* **Given entries**:
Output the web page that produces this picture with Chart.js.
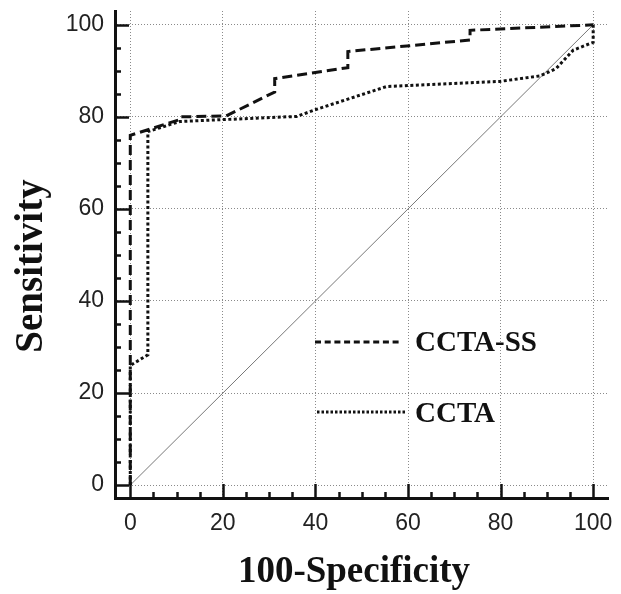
<!DOCTYPE html>
<html>
<head>
<meta charset="utf-8">
<script src="https://cdn.jsdelivr.net/npm/chart.js@4"></script>
<style>
  body { margin: 0; background: #fff; }
  #wrap { width: 621px; height: 594px; }
</style>
</head>
<body>
<div id="wrap"><canvas id="rocChart" width="621" height="594"></canvas></div>
<script>
// ROC data (100-Specificity, Sensitivity)
const ssX = [0, 0, 10.7, 11, 20.7, 31.2, 31.2, 47, 47, 73.4, 73.4, 100];
const ssY = [0, 76, 79.4, 80, 80.2, 85.4, 88.3, 90.7, 94.2, 96.7, 98.8, 100];
const cctaX = [0, 0, 3.8, 3.8, 10.7, 36, 39.8, 55.4, 79.8, 88.5, 92, 95.7, 100, 100];
const cctaY = [0, 26, 28.3, 76.8, 79, 80.1, 81.5, 86.6, 87.7, 88.9, 90.5, 94.5, 96.2, 100];
const refX = [0, 100];
const refY = [0, 100];
const seriesNames = ['CCTA-SS', 'CCTA'];
const tickVals = [0, 20, 40, 60, 80, 100];
const xTitle = '100-Specificity';
const yTitle = 'Sensitivity';

function toPoints(xs, ys) {
    return xs.map((x, i) => ({ x: x, y: ys[i] }));
}

// inward tick marks, axis titles and the legend
const decor = {
    id: 'decor',
    afterDraw(chart) {
        const ctx = chart.ctx;
        const xs = chart.scales.x, ys = chart.scales.y;
        const area = chart.chartArea;
        ctx.save();
        ctx.strokeStyle = '#111';
        ctx.lineWidth = 2.5;
        for (let v = 0; v <= 100; v += 5) {
            const len = v % 20 === 0 ? 14 : 6;
            const px = Math.round(xs.getPixelForValue(v)) + 0.5;
            ctx.beginPath();
            ctx.moveTo(px, area.bottom);
            ctx.lineTo(px, area.bottom - len);
            ctx.stroke();
            const py = Math.round(ys.getPixelForValue(v)) + 0.5;
            ctx.beginPath();
            ctx.moveTo(area.left, py);
            ctx.lineTo(area.left + len, py);
            ctx.stroke();
        }

        // axis titles
        ctx.fillStyle = '#111';
        ctx.font = 'bold 37px "Liberation Serif", "Times New Roman", serif';
        ctx.textAlign = 'center';
        ctx.textBaseline = 'alphabetic';
        ctx.fillText(xTitle, 354, 582);
        ctx.save();
        ctx.translate(42, 266);
        ctx.rotate(-Math.PI / 2);
        ctx.font = 'bold 39px "Liberation Serif", "Times New Roman", serif';
        ctx.fillText(yTitle, 0, 0);
        ctx.restore();

        // legend
        const rows = [
            { x1: 315, x2: 402, y: 342, ty: 351, ds: chart.data.datasets[0], dash: [6, 3.7] },
            { x1: 317, x2: 405, y: 412, ty: 422, ds: chart.data.datasets[1], dash: [2.5, 2] }
        ];
        ctx.font = 'bold 29px "Liberation Serif", "Times New Roman", serif';
        ctx.textAlign = 'left';
        rows.forEach(r => {
            ctx.beginPath();
            ctx.setLineDash(r.dash);
            ctx.lineWidth = 3;
            ctx.strokeStyle = r.ds.borderColor;
            ctx.moveTo(r.x1, r.y);
            ctx.lineTo(r.x2, r.y);
            ctx.stroke();
            ctx.setLineDash([]);
            ctx.fillText(r.ds.label, 415, r.ty);
        });
        ctx.restore();
    }
};

const tickFont = { family: '"Liberation Sans", Arial, sans-serif', size: 23 };

new Chart(document.getElementById('rocChart').getContext('2d'), {
    type: 'scatter',
    data: {
        datasets: [{
            label: seriesNames[0],
            data: toPoints(ssX, ssY),
            showLine: true,
            borderColor: '#111',
            borderWidth: 3,
            borderDash: [10, 5],
            pointRadius: 0,
            tension: 0
        }, {
            label: seriesNames[1],
            data: toPoints(cctaX, cctaY),
            showLine: true,
            borderColor: '#111',
            borderWidth: 3,
            borderDash: [3, 2.5],
            pointRadius: 0,
            tension: 0
        }, {
            label: 'Reference',
            data: toPoints(refX, refY),
            showLine: true,
            borderColor: '#777',
            borderWidth: 1,
            pointRadius: 0
        }]
    },
    options: {
        responsive: false,
        animation: false,
        layout: { padding: { top: 11, right: 13, left: 0, bottom: 0 } },
        plugins: {
            legend: { display: false },
            tooltip: { enabled: false }
        },
        scales: {
            x: {
                type: 'linear',
                min: -3.3,
                max: 103.2,
                afterBuildTicks: s => { s.ticks = tickVals.map(v => ({ value: v })); },
                afterFit: s => { s.height = 96; s.paddingLeft = 0; s.paddingRight = 0; },
                grid: { color: '#8a8a8a', lineWidth: 1, drawTicks: false },
                border: { display: true, color: '#111', width: 3, dash: [1, 2] },
                ticks: { color: '#222', font: tickFont, padding: 12 }
            },
            y: {
                type: 'linear',
                min: -2.8,
                max: 103,
                afterBuildTicks: s => { s.ticks = tickVals.map(v => ({ value: v })); },
                afterFit: s => { s.width = 115; s.paddingTop = 0; s.paddingBottom = 0; },
                grid: { color: '#8a8a8a', lineWidth: 1, drawTicks: false },
                border: { display: true, color: '#111', width: 3, dash: [1, 2] },
                ticks: { color: '#222', font: tickFont, padding: 11 }
            }
        }
    },
    plugins: [decor]
});
</script>
</body>
</html>
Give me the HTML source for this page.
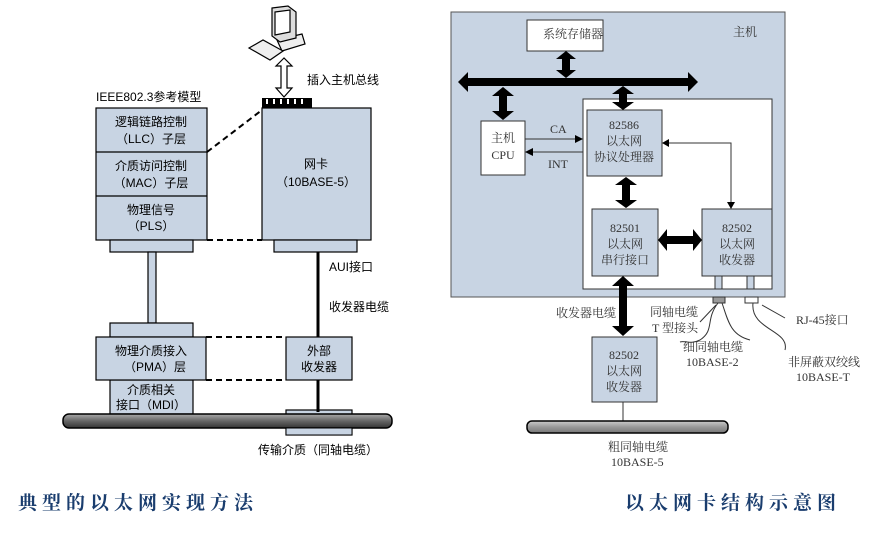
<!DOCTYPE html>
<html><head><meta charset="utf-8"><style>
body{margin:0;background:#fff;width:875px;height:532px;overflow:hidden}
text{font-family:"Liberation Sans","WenQuanYi Zen Hei","Noto Sans CJK SC",sans-serif;font-size:12px;fill:#000}
.s{font-family:"Liberation Serif","Noto Serif CJK SC",serif;fill:#333}
.t{font-family:"Liberation Serif","Noto Serif CJK SC",serif;font-size:19px;font-weight:bold;fill:#1a3d6e;letter-spacing:5px}
</style></head><body>
<svg width="875" height="532" viewBox="0 0 875 532" xmlns="http://www.w3.org/2000/svg">
<defs>
<linearGradient id="cab" x1="0" y1="0" x2="0" y2="1"><stop offset="0" stop-color="#aaa"/><stop offset="0.5" stop-color="#666"/><stop offset="1" stop-color="#333"/></linearGradient>
<linearGradient id="cab2" x1="0" y1="0" x2="0" y2="1"><stop offset="0" stop-color="#ccc"/><stop offset="0.5" stop-color="#999"/><stop offset="1" stop-color="#777"/></linearGradient>
</defs>
<g stroke="#000" stroke-width="1.2" fill="#c8d4e3">
<!-- computer -->
<path d="M277 40 L302 34 L305 44 L282 51 Z" fill="#eee"/>
<path d="M272 8 L288 6 L296 12 L296 38 L280 42 L272 36 Z" fill="#ddd"/>
<path d="M275 12 L290 10 L290 32 L275 35 Z" fill="#fff"/>
<path d="M249 48 L263 40 L283 51 L270 60 Z" fill="#eee"/>
<!-- white arrow -->
<path d="M284 58 L276 66 L281 66 L281 88 L276 88 L284 97 L292 88 L287 88 L287 66 L292 66 Z" fill="#fff"/>
<!-- left stack -->
<rect x="96" y="108" width="111" height="132"/>
<line x1="96" y1="152" x2="207" y2="152"/><line x1="96" y1="196" x2="207" y2="196"/>
<rect x="110" y="240" width="83" height="12"/>
<rect x="148" y="252" width="8" height="71"/>
<rect x="110" y="323" width="83" height="14"/>
<rect x="110" y="380" width="83" height="34"/>
<rect x="96" y="337" width="110" height="43"/>
<!-- nic -->
<rect x="262" y="108" width="109" height="132"/>
<rect x="274" y="240" width="83" height="12"/>
<rect x="286" y="337" width="66" height="43"/>
<rect x="286" y="410" width="66" height="25"/>
</g>
<rect x="262" y="98" width="50" height="10" fill="#000"/>
<g fill="#fff"><rect x="266" y="99" width="2" height="5"/><rect x="273" y="99" width="2" height="5"/><rect x="280" y="99" width="2" height="5"/><rect x="287" y="99" width="2" height="5"/><rect x="294" y="99" width="2" height="5"/><rect x="301" y="99" width="2" height="5"/></g>
<g stroke="#000" stroke-width="2" stroke-dasharray="6,4" fill="none">
<line x1="207" y1="152" x2="262" y2="110"/><line x1="207" y1="240" x2="262" y2="240"/>
<line x1="206" y1="337" x2="286" y2="337"/><line x1="206" y1="380" x2="286" y2="380"/>
</g>
<line x1="318" y1="252" x2="318" y2="337" stroke="#000" stroke-width="3"/>
<line x1="318" y1="380" x2="318" y2="412" stroke="#000" stroke-width="3"/>
<rect x="63" y="414" width="329" height="14" rx="6" fill="url(#cab)" stroke="#000" stroke-width="1.5"/>
<rect x="286" y="428" width="66" height="7" fill="#c8d4e3" stroke="#000"/>
<text x="307" y="84">插入主机总线</text>
<text x="96" y="101" font-size="11">IEEE802.3参考模型</text>
<text x="151" y="126" text-anchor="middle">逻辑链路控制</text><text x="151" y="143" text-anchor="middle">（LLC）子层</text>
<text x="151" y="170" text-anchor="middle">介质访问控制</text><text x="151" y="187" text-anchor="middle">（MAC）子层</text>
<text x="151" y="214" text-anchor="middle">物理信号</text><text x="151" y="230" text-anchor="middle" font-size="11">（PLS）</text>
<text x="316" y="168" text-anchor="middle">网卡</text><text x="316" y="186" text-anchor="middle" font-size="11">（10BASE-5）</text>
<text x="329" y="271" font-size="11">AUI接口</text><text x="329" y="311">收发器电缆</text>
<text x="151" y="355" text-anchor="middle">物理介质接入</text><text x="155" y="371" text-anchor="middle">（PMA）层</text>
<text x="151" y="394" text-anchor="middle">介质相关</text><text x="151" y="409" text-anchor="middle" font-size="11">接口（MDI）</text>
<text x="319" y="355" text-anchor="middle">外部</text><text x="319" y="371" text-anchor="middle">收发器</text>
<text x="258" y="454">传输介质（同轴电缆）</text>
<text x="18" y="509" class="t">典型的以太网实现方法</text>

<!-- right -->
<rect x="451" y="12" width="334" height="285" fill="#c8d4e3" stroke="#555"/>
<rect x="527" y="20" width="76" height="31" fill="#fff" stroke="#333"/>
<rect x="583" y="99" width="189" height="190" fill="#fff" stroke="#333"/>
<rect x="481" y="121" width="44" height="54" fill="#fff" stroke="#333"/>
<g fill="#c8d4e3" stroke="#333">
<rect x="587" y="110" width="75" height="66"/><rect x="592" y="209" width="66" height="67"/><rect x="702" y="209" width="70" height="67"/>
<rect x="715" y="276" width="7" height="13"/><rect x="747" y="276" width="7" height="13"/>
<rect x="592" y="337" width="65" height="65"/>
</g>
<rect x="713" y="297" width="12" height="6" fill="#999" stroke="#333"/>
<rect x="745" y="297" width="13" height="6" fill="#fff" stroke="#333"/>
<g fill="#000">
<path d="M458 82 L468 72 L468 78 L688 78 L688 72 L698 82 L688 92 L688 86 L468 86 L468 92 Z"/>
<path d="M566 51 L576 59 L570 59 L570 70 L576 70 L566 78 L556 70 L562 70 L562 59 L556 59 Z"/>
<path d="M503 87 L514 96 L507 96 L507 111 L514 111 L503 120 L492 111 L499 111 L499 96 L492 96 Z"/>
<path d="M623 86 L634 94 L627 94 L627 102 L634 102 L623 110 L612 102 L619 102 L619 94 L612 94 Z"/>
<path d="M626 177 L637 185 L630 185 L630 200 L637 200 L626 208 L615 200 L622 200 L622 185 L615 185 Z"/>
<path d="M658 240 L667 229 L667 236 L693 236 L693 229 L702 240 L693 251 L693 244 L667 244 L667 251 Z"/>
<path d="M623 276 L634 286 L627 286 L627 326 L634 326 L623 336 L612 326 L619 326 L619 286 L612 286 Z"/>
</g>
<g stroke="#333" stroke-width="1" fill="none">
<line x1="525" y1="139" x2="580" y2="139"/><line x1="583" y1="152" x2="528" y2="152"/>
<polyline points="666,143 731,143 731,206"/>
<line x1="623" y1="402" x2="623" y2="421"/>
<path d="M718 303 C705 320 715 330 700 340 C690 345 685 340 680 342"/>
<path d="M722 303 C728 320 730 335 750 340"/>
<path d="M753 303 C750 330 790 330 785 350"/>
<line x1="700" y1="322" x2="716" y2="305"/><line x1="785" y1="318" x2="762" y2="305"/>
</g>
<g fill="#000"><path d="M583 139 L575 135 L575 143Z"/><path d="M525 152 L533 148 L533 156Z"/><path d="M662 143 L669 139 L669 147Z"/><path d="M731 209 L727 202 L735 202Z"/></g>
<rect x="527" y="421" width="201" height="12" rx="5" fill="url(#cab2)" stroke="#000" stroke-width="1.5"/>
<g class="s">
<text x="543" y="38" class="s">系统存储器</text><text x="733" y="36" class="s">主机</text>
<text x="503" y="142" text-anchor="middle" class="s">主机</text><text x="503" y="159" text-anchor="middle" class="s" font-size="11">CPU</text>
<text x="550" y="133" class="s" font-size="11">CA</text><text x="548" y="168" class="s" font-size="11">INT</text>
<text x="624" y="129" text-anchor="middle" class="s">82586</text><text x="624" y="145" text-anchor="middle" class="s">以太网</text><text x="624" y="161" text-anchor="middle" class="s">协议处理器</text>
<text x="625" y="232" text-anchor="middle" class="s">82501</text><text x="625" y="248" text-anchor="middle" class="s">以太网</text><text x="625" y="264" text-anchor="middle" class="s">串行接口</text>
<text x="737" y="232" text-anchor="middle" class="s">82502</text><text x="737" y="248" text-anchor="middle" class="s">以太网</text><text x="737" y="264" text-anchor="middle" class="s">收发器</text>
<text x="624" y="359" text-anchor="middle" class="s">82502</text><text x="624" y="375" text-anchor="middle" class="s">以太网</text><text x="624" y="391" text-anchor="middle" class="s">收发器</text>
<text x="556" y="317" class="s">收发器电缆</text>
<text x="650" y="316" class="s">同轴电缆</text><text x="652" y="332" class="s">T 型接头</text>
<text x="683" y="351" class="s">细同轴电缆</text><text x="686" y="366" class="s">10BASE-2</text>
<text x="796" y="324" class="s">RJ-45接口</text>
<text x="788" y="366" class="s">非屏蔽双绞线</text><text x="796" y="381" class="s">10BASE-T</text>
<text x="608" y="451" class="s">粗同轴电缆</text><text x="611" y="466" class="s">10BASE-5</text>
</g>
<text x="625" y="509" class="t">以太网卡结构示意图</text>
</svg>
</body></html>
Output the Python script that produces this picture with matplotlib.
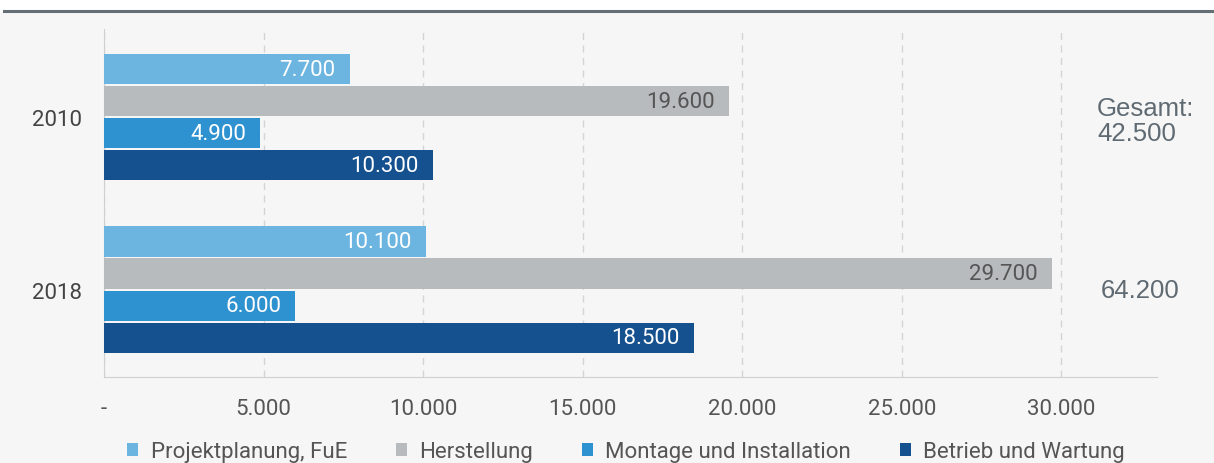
import numpy as np
import matplotlib.pyplot as plt
from matplotlib.lines import Line2D

# Daten
jahre = ["2010", "2018"]
serien = ["Projektplanung, FuE", "Herstellung", "Montage und Installation", "Betrieb und Wartung"]
werte = {
    "Projektplanung, FuE": [7700, 10100],
    "Herstellung": [19600, 29700],
    "Montage und Installation": [4900, 6000],
    "Betrieb und Wartung": [10300, 18500],
}
gesamt = ["Gesamt:\n42.500", "64.200"]
xticks = [0, 5000, 10000, 15000, 20000, 25000, 30000]
xticklabels = ["-", "5.000", "10.000", "15.000", "20.000", "25.000", "30.000"]

farben = ["#6cb5e1", "#b7bbbd", "#2e91d0", "#15508f"]
textfarben = ["white", "#555555", "white", "white"]

plt.rcParams['font.family'] = ['Roboto', 'DejaVu Sans']

fig = plt.figure(figsize=(12.14, 4.64), dpi=100)
fig.patch.set_facecolor("white")
# Hintergrund + obere Linie
fig.add_artist(plt.Rectangle((0, 0), 1, 1 - 13 / 464, transform=fig.transFigure,
                             facecolor="#f6f6f6", edgecolor="none", zorder=-10))
fig.add_artist(Line2D([4 / 1214, 1], [1 - 12 / 464, 1 - 12 / 464], transform=fig.transFigure,
                      color="#646e75", lw=2.2))

ax = fig.add_axes([104 / 1214, 1 - 378 / 464, (1157 - 104) / 1214, (378 - 30) / 464])
ax.set_facecolor("none")

y = np.arange(len(jahre))
h = 0.177
schritt = 0.1855
for i, s in enumerate(serien):
    pos = y + (i - 1.5) * schritt
    bars = ax.barh(pos, werte[s], height=h, color=farben[i], label=s, zorder=3)
    for b, v in zip(bars, werte[s]):
        txt = f"{v:,}".replace(",", ".")
        ax.text(v - 450, b.get_y() + b.get_height() / 2, txt, ha="right", va="center",
                color=textfarben[i], fontsize=16, zorder=4)

ax.set_ylim(1.505, -0.51)
ax.set_xlim(0, 33000)
ax.set_yticks(y)
ax.set_yticklabels(jahre, fontsize=16, color="#444444")
ax.set_xticks(xticks)
ax.set_xticklabels(xticklabels, fontsize=16, color="#555555")
ax.tick_params(axis="x", length=0, pad=15)
ax.tick_params(axis="y", length=0, pad=16)
ax.grid(axis="x", color="#d4d4d4", linestyle=(0, (5, 4)), lw=1, zorder=0)
for sp in ["top", "right"]:
    ax.spines[sp].set_visible(False)
ax.spines["bottom"].set_color("#d0d0d0")
ax.spines["left"].set_color("#d0d0d0")

# Gesamtwerte
ax.text(31120, 0.02, gesamt[0], ha="left", va="center", fontsize=18.5,
        color="#5f6a72", linespacing=1.1, family=["Liberation Sans", "DejaVu Sans"])
ax.text(31245, 1.0, gesamt[1], ha="left", va="center", fontsize=18.5,
        color="#5f6a72", family=["Liberation Sans", "DejaVu Sans"])

leg = fig.legend(loc="center", bbox_to_anchor=(626 / 1214, 1 - 453 / 464), ncol=4, frameon=False,
                 fontsize=16, handlelength=0.5, handleheight=0.5, columnspacing=2.2,
                 handletextpad=0.55)
for t in leg.get_texts():
    t.set_color("#555555")

fig.savefig("out.png", dpi=100, facecolor=fig.get_facecolor())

* **Requirement**: Take only the lines above from the one that has "Output the Python" through the one that has "plt.rcParams['font.family'] = ['Roboto', 'DejaVu" and reproduce them exactly, omitting any pictures.

* **Result**:
Output the Python script that produces this picture with matplotlib.
import numpy as np
import matplotlib.pyplot as plt
from matplotlib.lines import Line2D

# Daten
jahre = ["2010", "2018"]
serien = ["Projektplanung, FuE", "Herstellung", "Montage und Installation", "Betrieb und Wartung"]
werte = {
    "Projektplanung, FuE": [7700, 10100],
    "Herstellung": [19600, 29700],
    "Montage und Installation": [4900, 6000],
    "Betrieb und Wartung": [10300, 18500],
}
gesamt = ["Gesamt:\n42.500", "64.200"]
xticks = [0, 5000, 10000, 15000, 20000, 25000, 30000]
xticklabels = ["-", "5.000", "10.000", "15.000", "20.000", "25.000", "30.000"]

farben = ["#6cb5e1", "#b7bbbd", "#2e91d0", "#15508f"]
textfarben = ["white", "#555555", "white", "white"]

plt.rcParams['font.family'] = ['Roboto', 'DejaVu Sans']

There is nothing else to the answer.